Aluminium is one of the most frequently machined materials in modern industry. It combines low weight with good strength and is highly suitable for CNC milling and CNC turning. For this reason, it is widely used in aerospace, automotive, electronics, medical applications and special-purpose equipment.

To fully leverage the potential of aluminium, it is crucial to select the right alloy, appropriate machining technology and optimal cutting parameters. Below we present best practices used at RIMET when machining aluminium components for customers in Poland and across the European Union.

Why is aluminium so popular?

1. Material characteristics

Aluminium is characterised by:

• low weight,
• good thermal conductivity,
• natural corrosion resistance,
• ease of machining and anodizing.

These features make it ideal for producing lightweight, visually appealing components that can withstand demanding environmental conditions.

2. Applications across different sectors

Aluminium machining is commonly used in:

• aerospace,
• automotive,
• electronics (heatsinks, housings),
• medical devices,
• automation and robotics.

Choosing the right aluminium alloy

Different alloys behave differently during machining. The most commonly used include:

6061 / 6082 – universal structural alloys
Easy to machine, corrosion-resistant and highly suitable for anodizing.

7075 – high-strength alloy
Used in aerospace and precision mechanics. It requires stable fixturing and tightly controlled process conditions.

2024 – excellent fatigue strength
Ideal for dynamically loaded components, but typically requires protective coatings.

At RIMET, we always select the alloy based on the real-life application, taking into account strength, cost and machining requirements.

Best practices for machining aluminium

Optimised cutting parameters

Aluminium allows for very high cutting speeds but requires stable conditions. Key rules include:

• using high cutting speeds,
• selecting feed rate carefully (too low increases friction and heat),
• separating roughing and finishing operations,
• protecting thin walls against deformation.

Tools dedicated to aluminium

The best results are achieved with tools that have:

• sharp cutting geometry,
• polished flutes for effective chip evacuation,
• 1–3-flute end mills for high-speed machining,
• turning inserts with positive rake angles.

Depending on the application, both uncoated tools and coatings dedicated to aluminium can be used.

Effective cooling and lubrication

Machining aluminium generates significant heat, so coolant has a strong impact on surface quality:

• clean, properly maintained coolant is essential,
• the flow and direction of coolant must be appropriate,
• overheating of thin-walled components should be avoided.

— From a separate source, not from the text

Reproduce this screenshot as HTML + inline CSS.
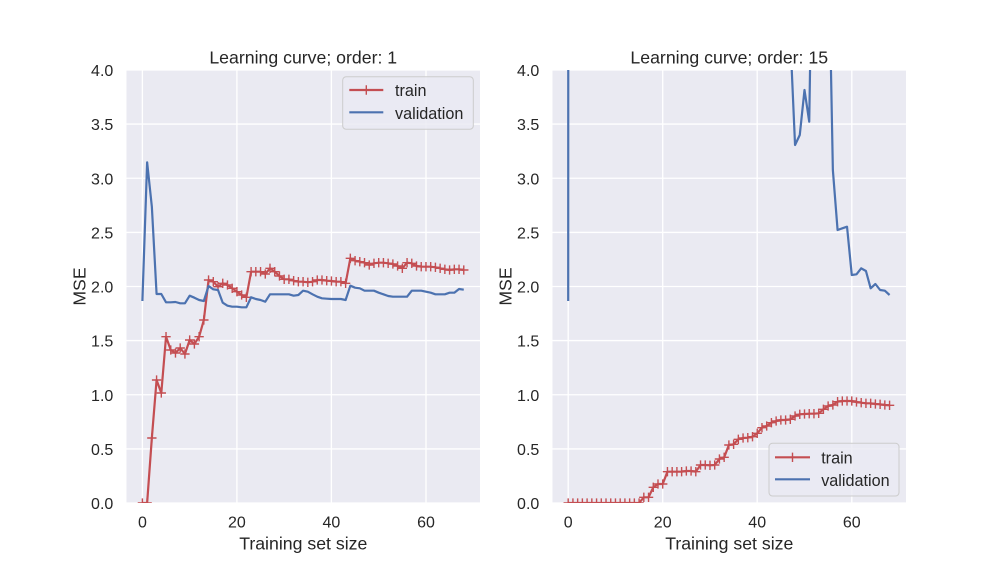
<!DOCTYPE html>
<html><head><meta charset="utf-8"><style>
html,body{margin:0;padding:0;background:#fff;}
svg{display:block;font-family:"Liberation Sans",Arial,sans-serif;}
text{fill:#262626;}
</style></head><body>
<svg width="1008" height="576" viewBox="0 0 1008 576" xmlns="http://www.w3.org/2000/svg">
<defs>
<clipPath id="cl"><rect x="126.5" y="70" width="353.5" height="433"/></clipPath>
<marker id="plus" markerUnits="userSpaceOnUse" markerWidth="12" markerHeight="12" refX="6" refY="6" viewBox="0 0 12 12" overflow="visible">
<path d="M1.33 6H10.67M6 1.33V10.67" stroke="#C44E52" stroke-width="1.4" fill="none"/>
</marker>
</defs>
<rect width="1008" height="576" fill="#fff"/>

<!-- LEFT AXES -->
<g>
<rect x="126.5" y="70" width="353.5" height="433" fill="#EAEAF2"/>
<g stroke="#fff" stroke-width="1.33">
<line x1="142.4" y1="70" x2="142.4" y2="503"/>
<line x1="236.9" y1="70" x2="236.9" y2="503"/>
<line x1="331.4" y1="70" x2="331.4" y2="503"/>
<line x1="426" y1="70" x2="426" y2="503"/>
<line x1="126.5" y1="503" x2="480" y2="503"/>
<line x1="126.5" y1="448.9" x2="480" y2="448.9"/>
<line x1="126.5" y1="394.75" x2="480" y2="394.75"/>
<line x1="126.5" y1="340.6" x2="480" y2="340.6"/>
<line x1="126.5" y1="286.5" x2="480" y2="286.5"/>
<line x1="126.5" y1="232.4" x2="480" y2="232.4"/>
<line x1="126.5" y1="178.25" x2="480" y2="178.25"/>
<line x1="126.5" y1="124.1" x2="480" y2="124.1"/>
<line x1="126.5" y1="70" x2="480" y2="70"/>
</g>
<g clip-path="url(#cl)" fill="none" stroke-width="2.2" stroke-linejoin="round">
<polyline stroke="#C44E52" marker-start="url(#plus)" marker-mid="url(#plus)" marker-end="url(#plus)" points="142.40,503 147.13,503 151.85,438 156.58,380 161.30,393 166.03,336.7 170.76,350 175.48,353 180.21,348 184.93,354 189.66,340 194.39,344 199.11,336.7 203.84,320 208.56,280 213.29,281.7 218.02,286.7 222.74,283.3 227.47,285 232.19,288.3 236.92,291.7 241.65,295 246.37,297.3 251.10,271.7 255.82,271.7 260.55,271.7 265.28,274 270.00,268.3 274.73,271.7 279.45,276 284.18,279.3 288.91,279.3 293.63,280.7 298.36,281.7 303.08,281.7 307.81,282.3 312.54,281.7 317.26,280 321.99,280 326.71,280.7 331.44,281 336.17,281.7 340.89,281.7 345.62,283.3 350.34,258.3 355.07,260.7 359.80,261.7 364.52,262.7 369.25,265 373.97,263.3 378.70,262.7 383.43,262.7 388.15,263.3 392.88,264 397.60,266 402.33,268.3 407.06,262.7 411.78,263.3 416.51,266 421.23,266.7 425.96,266.7 430.69,266.7 435.41,267.3 440.14,268.3 444.86,269.3 449.59,270 454.32,269.3 459.04,269.3 463.77,270"/>
<polyline stroke="#4C72B0" points="142.40,301 147.13,162.3 151.85,206.7 156.58,294 161.30,294 166.03,302.3 170.76,302.3 175.48,302 180.21,303.3 184.93,303.3 189.66,295.7 194.39,297.7 199.11,300 203.84,301 208.56,286 213.29,289.3 218.02,290 222.74,302.7 227.47,305.7 232.19,306.7 236.92,306.7 241.65,307.3 246.37,307.3 251.10,297.3 255.82,299 260.55,300 265.28,301.7 270.00,294.3 274.73,294.3 279.45,294.3 284.18,294.3 288.91,294.3 293.63,295.7 298.36,295 303.08,290.7 307.81,291.7 312.54,294.3 317.26,296.7 321.99,298.3 326.71,298.7 331.44,299 336.17,299 340.89,299 345.62,300 350.34,285.7 355.07,287.7 359.80,288.3 364.52,290.7 369.25,290.7 373.97,290.7 378.70,292.7 383.43,294.3 388.15,296 392.88,296.7 397.60,296.7 402.33,296.7 407.06,296.7 411.78,290.7 416.51,290.7 421.23,290.7 425.96,291.7 430.69,292.7 435.41,294.3 440.14,294.3 444.86,294.3 449.59,292.7 454.32,292.7 459.04,289 463.77,289.7"/>
</g>
<!-- legend -->
<rect x="342.7" y="76.7" width="130.6" height="52.6" rx="3.5" fill="#EAEAF2" fill-opacity="0.8" stroke="#CCCCCC" stroke-width="1"/>
<line x1="349.3" y1="90" x2="383.3" y2="90" stroke="#C44E52" stroke-width="2.2"/>
<path d="M361.6 90H371M366.3 85.3V94.7" stroke="#C44E52" stroke-width="1.4"/>
<line x1="349.3" y1="112.3" x2="383.3" y2="112.3" stroke="#4C72B0" stroke-width="2.2"/>
<text x="395" y="96" font-size="16.2">train</text>
<text x="395" y="119" font-size="16.2">validation</text>
<!-- ticks -->
<g font-size="16" text-anchor="end">
<text x="113.3" y="509">0.0</text>
<text x="113.3" y="454.9">0.5</text>
<text x="113.3" y="400.75">1.0</text>
<text x="113.3" y="346.6">1.5</text>
<text x="113.3" y="292.5">2.0</text>
<text x="113.3" y="238.4">2.5</text>
<text x="113.3" y="184.25">3.0</text>
<text x="113.3" y="130.1">3.5</text>
<text x="113.3" y="76">4.0</text>
</g>
<g font-size="16" text-anchor="middle">
<text x="142.4" y="527.3">0</text>
<text x="236.9" y="527.3">20</text>
<text x="331.4" y="527.3">40</text>
<text x="426" y="527.3">60</text>
</g>
<text x="303.25" y="63.3" font-size="17.7" text-anchor="middle">Learning curve; order: 1</text>
<text x="303.25" y="549.3" font-size="17.7" text-anchor="middle">Training set size</text>
<text transform="translate(85.5,286.5) rotate(-90)" font-size="17.7" text-anchor="middle">MSE</text>
</g>

<!-- RIGHT AXES -->
<g>
<rect x="552.5" y="70" width="353.5" height="433" fill="#EAEAF2"/>
<g stroke="#fff" stroke-width="1.33">
<line x1="568.2" y1="70" x2="568.2" y2="503"/>
<line x1="662.7" y1="70" x2="662.7" y2="503"/>
<line x1="757.2" y1="70" x2="757.2" y2="503"/>
<line x1="851.8" y1="70" x2="851.8" y2="503"/>
<line x1="552.5" y1="503" x2="906" y2="503"/>
<line x1="552.5" y1="448.9" x2="906" y2="448.9"/>
<line x1="552.5" y1="394.75" x2="906" y2="394.75"/>
<line x1="552.5" y1="340.6" x2="906" y2="340.6"/>
<line x1="552.5" y1="286.5" x2="906" y2="286.5"/>
<line x1="552.5" y1="232.4" x2="906" y2="232.4"/>
<line x1="552.5" y1="178.25" x2="906" y2="178.25"/>
<line x1="552.5" y1="124.1" x2="906" y2="124.1"/>
<line x1="552.5" y1="70" x2="906" y2="70"/>
</g>
<g transform="translate(425.8,0)">
<g clip-path="url(#cl)" fill="none" stroke-width="2.2" stroke-linejoin="round">
<polyline stroke="#C44E52" marker-start="url(#plus)" marker-mid="url(#plus)" marker-end="url(#plus)" points="142.40,503 147.13,503 151.85,503 156.58,503 161.30,503 166.03,503 170.76,503 175.48,503 180.21,503 184.93,503 189.66,503 194.39,503 199.11,503 203.84,503 208.56,503 213.29,503 218.02,497.3 222.74,497.3 227.47,487.3 232.19,484 236.92,484 241.65,471.7 246.37,471.7 251.10,471.7 255.82,471.7 260.55,471 265.28,471 270.00,471.7 274.73,465 279.45,465 284.18,465.3 288.91,465 293.63,459 298.36,457.3 303.08,445 307.81,444.3 312.54,439.3 317.26,438 321.99,437.7 326.71,436.7 331.44,433.3 336.17,427.7 340.89,426 345.62,422.7 350.34,421 355.07,420 359.80,420 364.52,419.3 369.25,416 373.97,414.3 378.70,414 383.43,413.7 388.15,413.7 392.88,413.3 397.60,409.3 402.33,406 407.06,405 411.78,401.7 416.51,401 421.23,401 425.96,401 430.69,402 435.41,402.7 440.14,403.3 444.86,403.3 449.59,404 454.32,404.3 459.04,405 463.77,405.3"/>
<polyline stroke="#4C72B0" points="142.40,301 147.13,-20000 151.85,-5000 359.80,-5000 364.52,37.5 369.25,145 373.97,135 378.70,90 383.43,121.7 388.15,-179 392.88,-5000 397.60,-5000 402.33,-79.4 407.06,170 411.78,230 416.51,228.3 421.23,226.7 425.96,275 430.69,274.3 435.41,268.3 440.14,271 444.86,288.3 449.59,284 454.32,290 459.04,290.7 463.77,295"/>
</g>
</g>
<!-- legend -->
<rect x="769" y="443.3" width="130" height="52.7" rx="3.5" fill="#EAEAF2" fill-opacity="0.8" stroke="#CCCCCC" stroke-width="1"/>
<line x1="775" y1="457.3" x2="810" y2="457.3" stroke="#C44E52" stroke-width="2.2"/>
<path d="M787.8 457.3H797.2M792.5 452.6V462" stroke="#C44E52" stroke-width="1.4"/>
<line x1="775" y1="479.3" x2="810" y2="479.3" stroke="#4C72B0" stroke-width="2.2"/>
<text x="821.2" y="463.4" font-size="16.2">train</text>
<text x="821.2" y="486" font-size="16.2">validation</text>
<!-- ticks -->
<g font-size="16" text-anchor="end">
<text x="539.3" y="509">0.0</text>
<text x="539.3" y="454.9">0.5</text>
<text x="539.3" y="400.75">1.0</text>
<text x="539.3" y="346.6">1.5</text>
<text x="539.3" y="292.5">2.0</text>
<text x="539.3" y="238.4">2.5</text>
<text x="539.3" y="184.25">3.0</text>
<text x="539.3" y="130.1">3.5</text>
<text x="539.3" y="76">4.0</text>
</g>
<g font-size="16" text-anchor="middle">
<text x="568.2" y="527.3">0</text>
<text x="662.7" y="527.3">20</text>
<text x="757.2" y="527.3">40</text>
<text x="851.8" y="527.3">60</text>
</g>
<text x="729.25" y="63.3" font-size="17.7" text-anchor="middle">Learning curve; order: 15</text>
<text x="729.25" y="549.3" font-size="17.7" text-anchor="middle">Training set size</text>
<text transform="translate(511.5,286.5) rotate(-90)" font-size="17.7" text-anchor="middle">MSE</text>
</g>
</svg>
</body></html>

How to avoid common problems in aluminium machining?

1. Preventing built-up edge and material adhesion

Aluminium can adhere to the cutting edge, resulting in poor surface finish and accelerated tool wear. To minimise this risk:

• use appropriate tool geometry,
• ensure effective chip evacuation,
• maintain sufficient coolant flow and pressure.

2. Deformation of thin-walled components

To reduce the risk of distortion, it is worth:

• reducing depth of cut,
• using multiple light finishing passes,
• planning the sequence of operations carefully,
• ensuring stable and rigid fixturing of the part.

The importance of surface finishing

Aluminium responds very well to various finishing processes, such as:

• anodizing,
• glass bead blasting,
• polishing,
• technical cleaning,
• laser marking.

These processes improve corrosion resistance, appearance and durability of the components.

Summary

The most important factors in aluminium machining are:

• selecting the right alloy,
• using proper tool geometry,
• stable cooling and chip evacuation,
• quality control at every stage,
• appropriate surface finishing.

RIMET provides a complete process: from CNC programming and machining, through measurement and quality documentation, all the way to final finishing of the parts. Thanks to this, our customers receive precise, repeatable components that are ready to use in the most demanding applications.